Green Day singer Billie Joe Armstrong, bassist Mike Dirnt, and drummer Tre Cool are back to prove that age is just a number with the release of their shortest studio album “Father of All…” to date. The album, released Feb. 7, 2020, is a follow up to their 2016 album “Revolution Radio.”

This album is absolutely amazing with 10 new songs and a runtime of 26 minutes. Green Day continues to evolve with the times while maintaining their traditional punk-rock sound. With the clapping backtracks, poppy guitar riffs, excellent track mixing and synthesizers, this album sounds like it takes a lot of inspiration from other modern-day rock bands. The rock-attitude of The Black Keys, the cool vibes from the Queens of the Stone Age and even the psychedelic feelings of MGMT and Tame Impala all sound like they contributed to the inspiration of this album.

The opening title track, “Father of All…” begins with Cool tapping the hi-hat on his drum kit, leading into a monstrous yet simple chord progression from Armstrong. To accompany his guitar, Armstrong sings in the timbre of falsetto. This is especially surprising because he hasn’t sung this kind of style in any of his previous records.

Of all the tracks on the album, “Father of All…” is the catchiest. The only criticism of this song that I have is the lack of a recognizable bass line, which was a staple in previous Green Day records. All-in-all, this track is mixed very well, and the musicianship is tighter than ever before.

The next notable track, “Oh Yeah!” encompasses their change in sound. The drums really set the precedent for this song. Cool kicks off the song once more, this time using his powerful floor-tom. The bass and guitar kick in with an excellent riff that must be heard to fully understand its greatness. I’ve never heard Green Day actually encompass a catchy riff to start any of their songs.

Once again, “Oh Yeah!” truly shows how they’ve evolved over the past 30 years as musicians. After the ensemble of drums, guitar and bass, the song evolves into a very catchy chorus with great mixing.
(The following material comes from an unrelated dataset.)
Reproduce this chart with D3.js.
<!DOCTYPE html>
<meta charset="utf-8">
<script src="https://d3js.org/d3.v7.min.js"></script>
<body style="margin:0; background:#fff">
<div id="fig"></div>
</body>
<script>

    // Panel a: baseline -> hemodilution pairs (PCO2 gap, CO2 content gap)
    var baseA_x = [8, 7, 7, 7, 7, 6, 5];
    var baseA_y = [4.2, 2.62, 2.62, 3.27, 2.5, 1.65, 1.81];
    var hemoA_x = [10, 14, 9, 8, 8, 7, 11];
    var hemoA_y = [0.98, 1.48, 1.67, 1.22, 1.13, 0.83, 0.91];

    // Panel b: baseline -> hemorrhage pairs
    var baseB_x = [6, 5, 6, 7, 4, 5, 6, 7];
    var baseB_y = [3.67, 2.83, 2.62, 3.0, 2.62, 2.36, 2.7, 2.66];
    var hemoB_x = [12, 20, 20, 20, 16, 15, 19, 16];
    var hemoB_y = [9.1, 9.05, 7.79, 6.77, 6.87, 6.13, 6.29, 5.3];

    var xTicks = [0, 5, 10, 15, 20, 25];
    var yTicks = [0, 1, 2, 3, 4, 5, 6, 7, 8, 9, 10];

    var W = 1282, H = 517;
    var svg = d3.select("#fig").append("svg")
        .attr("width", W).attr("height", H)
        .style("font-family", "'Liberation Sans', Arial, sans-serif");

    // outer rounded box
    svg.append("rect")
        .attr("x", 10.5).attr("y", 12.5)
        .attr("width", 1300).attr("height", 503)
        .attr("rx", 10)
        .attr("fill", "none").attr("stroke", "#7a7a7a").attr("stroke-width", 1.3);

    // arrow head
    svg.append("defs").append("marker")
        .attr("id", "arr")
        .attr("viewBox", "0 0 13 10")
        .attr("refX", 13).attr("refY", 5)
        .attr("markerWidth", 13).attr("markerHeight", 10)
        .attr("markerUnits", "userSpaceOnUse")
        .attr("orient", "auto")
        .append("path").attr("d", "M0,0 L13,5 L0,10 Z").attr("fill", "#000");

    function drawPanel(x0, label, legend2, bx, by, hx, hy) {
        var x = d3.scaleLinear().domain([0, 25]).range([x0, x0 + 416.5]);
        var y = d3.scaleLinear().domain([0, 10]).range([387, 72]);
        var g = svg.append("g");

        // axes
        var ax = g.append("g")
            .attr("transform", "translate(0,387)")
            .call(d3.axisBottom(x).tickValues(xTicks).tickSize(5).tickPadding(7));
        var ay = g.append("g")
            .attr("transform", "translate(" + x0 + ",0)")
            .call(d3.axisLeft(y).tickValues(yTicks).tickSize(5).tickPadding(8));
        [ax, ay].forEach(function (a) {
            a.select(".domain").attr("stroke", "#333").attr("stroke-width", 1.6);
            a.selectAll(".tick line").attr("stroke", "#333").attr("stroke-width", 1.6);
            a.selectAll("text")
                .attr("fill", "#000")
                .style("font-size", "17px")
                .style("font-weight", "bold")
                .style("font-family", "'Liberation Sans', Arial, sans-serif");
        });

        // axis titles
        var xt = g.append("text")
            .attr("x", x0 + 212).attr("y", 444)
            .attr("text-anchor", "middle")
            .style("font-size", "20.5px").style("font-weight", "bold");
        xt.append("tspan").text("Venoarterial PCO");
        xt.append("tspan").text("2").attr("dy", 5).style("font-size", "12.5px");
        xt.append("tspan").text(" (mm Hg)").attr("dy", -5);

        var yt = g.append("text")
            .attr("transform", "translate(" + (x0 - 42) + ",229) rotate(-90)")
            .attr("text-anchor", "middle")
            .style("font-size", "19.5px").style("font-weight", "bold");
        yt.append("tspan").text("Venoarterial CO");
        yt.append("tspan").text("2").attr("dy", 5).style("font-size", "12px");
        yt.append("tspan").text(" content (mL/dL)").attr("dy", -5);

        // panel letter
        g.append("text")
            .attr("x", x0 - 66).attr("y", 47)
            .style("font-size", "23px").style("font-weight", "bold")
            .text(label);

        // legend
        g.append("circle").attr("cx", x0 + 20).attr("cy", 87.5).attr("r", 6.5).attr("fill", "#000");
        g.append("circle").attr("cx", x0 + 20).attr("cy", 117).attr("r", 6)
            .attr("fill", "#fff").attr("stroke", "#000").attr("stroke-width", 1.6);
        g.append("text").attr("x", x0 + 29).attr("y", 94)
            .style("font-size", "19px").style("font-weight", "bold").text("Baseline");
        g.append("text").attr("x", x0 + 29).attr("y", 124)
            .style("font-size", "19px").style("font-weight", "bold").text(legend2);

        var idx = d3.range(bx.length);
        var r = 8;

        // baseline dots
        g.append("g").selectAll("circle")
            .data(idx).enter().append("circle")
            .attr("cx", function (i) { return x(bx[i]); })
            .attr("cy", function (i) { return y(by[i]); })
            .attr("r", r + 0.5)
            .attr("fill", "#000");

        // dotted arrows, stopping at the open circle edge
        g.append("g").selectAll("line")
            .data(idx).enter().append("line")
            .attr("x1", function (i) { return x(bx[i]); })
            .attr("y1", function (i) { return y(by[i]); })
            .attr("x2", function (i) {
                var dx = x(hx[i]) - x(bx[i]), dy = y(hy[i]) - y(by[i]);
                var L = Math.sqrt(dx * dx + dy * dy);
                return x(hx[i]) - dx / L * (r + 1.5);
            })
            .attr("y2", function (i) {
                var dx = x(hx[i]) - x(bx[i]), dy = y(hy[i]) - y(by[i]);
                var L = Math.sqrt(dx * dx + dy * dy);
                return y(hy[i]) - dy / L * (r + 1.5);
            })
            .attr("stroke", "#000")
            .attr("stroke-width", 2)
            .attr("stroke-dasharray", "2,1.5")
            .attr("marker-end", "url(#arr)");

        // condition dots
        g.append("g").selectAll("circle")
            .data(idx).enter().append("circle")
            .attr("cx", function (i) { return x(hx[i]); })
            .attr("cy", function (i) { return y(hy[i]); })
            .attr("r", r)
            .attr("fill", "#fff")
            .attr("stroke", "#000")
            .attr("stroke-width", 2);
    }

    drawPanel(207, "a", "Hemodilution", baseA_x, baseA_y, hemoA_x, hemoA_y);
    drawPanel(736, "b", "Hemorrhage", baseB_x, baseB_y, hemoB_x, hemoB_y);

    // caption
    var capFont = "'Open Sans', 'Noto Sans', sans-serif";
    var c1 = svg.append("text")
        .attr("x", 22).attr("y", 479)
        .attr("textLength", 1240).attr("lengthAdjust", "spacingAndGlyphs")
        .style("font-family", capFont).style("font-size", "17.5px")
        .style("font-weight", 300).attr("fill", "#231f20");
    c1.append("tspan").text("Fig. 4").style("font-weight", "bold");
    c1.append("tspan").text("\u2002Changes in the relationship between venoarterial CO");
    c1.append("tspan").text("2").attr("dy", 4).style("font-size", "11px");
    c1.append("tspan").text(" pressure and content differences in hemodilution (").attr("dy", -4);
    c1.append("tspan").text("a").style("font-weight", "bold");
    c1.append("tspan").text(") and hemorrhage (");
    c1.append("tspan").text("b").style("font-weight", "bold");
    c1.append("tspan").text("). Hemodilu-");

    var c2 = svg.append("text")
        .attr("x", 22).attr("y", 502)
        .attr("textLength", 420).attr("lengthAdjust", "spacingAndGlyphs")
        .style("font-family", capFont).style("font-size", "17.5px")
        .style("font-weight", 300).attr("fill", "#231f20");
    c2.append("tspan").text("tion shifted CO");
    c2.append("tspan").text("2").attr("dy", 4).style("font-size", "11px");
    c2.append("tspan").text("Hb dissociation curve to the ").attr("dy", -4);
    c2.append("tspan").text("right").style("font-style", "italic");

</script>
Their longest song on the album, “I Was a Teenage Teenager,” clocking in at a measly three minutes and 44 seconds is easily a hidden gem. It opens up with a roaring and catchy bassline that sets the tone for the entire song. It’s easily one of Dirnt’s heaviest riffs to date. The lyrics aren’t necessarily the best, as it sounds like Armstrong is clinging onto his youth as much as he can. It just feels weird hearing a 50-year-old man singing about teenage angst and drugs. However, the song’s instrumentals outweigh the lyrics and make it great.

Nearing the end of the track list is one of the fastest songs on the record, “Sugar Youth.” If you enjoy any sort of post-punk music like Blink-182 or Sum-41, you’ll absolutely love this song. Nothing like fast guitars and a catchy chorus to make you feel nostalgic for late 90’s and early 2000’s punk rock. This song seems like it’s about Armstrong’s past heavy drug use, which I expected since it’s a large part of Green Day’s history.

“Junkies on a High” is probably the best song on this album. It’s got a groove that anyone could get down to. The song starts with a psychedelic guitar riff that immediately sets the vibe for the rest of the track. The piano and synthesizer mix really well with Dirnt’s harmonizing bassline, creating an ensemble of instruments that flow really well together. The crazy part about this song is that if you took out Armstrong’s iconic vocals, you wouldn’t even know it’s a Green Day song. It sounds nothing like the typical punk genre they often get classified into. I feel that this actually makes it one of their best songs to date, showing again how much they’ve grown as musicians.

“Father of All…” is a statement showing that the old guys still have it. They’re here to create more tunes that both old and new fans can get down to. All-in-all, I really enjoyed this album. While some songs sound like manufactured filler, the good songs and musicianship within the album outweigh any negative aspects of it. If you’re looking for some new music to listen to, I’d recommend checking this album out. You won’t be disappointed.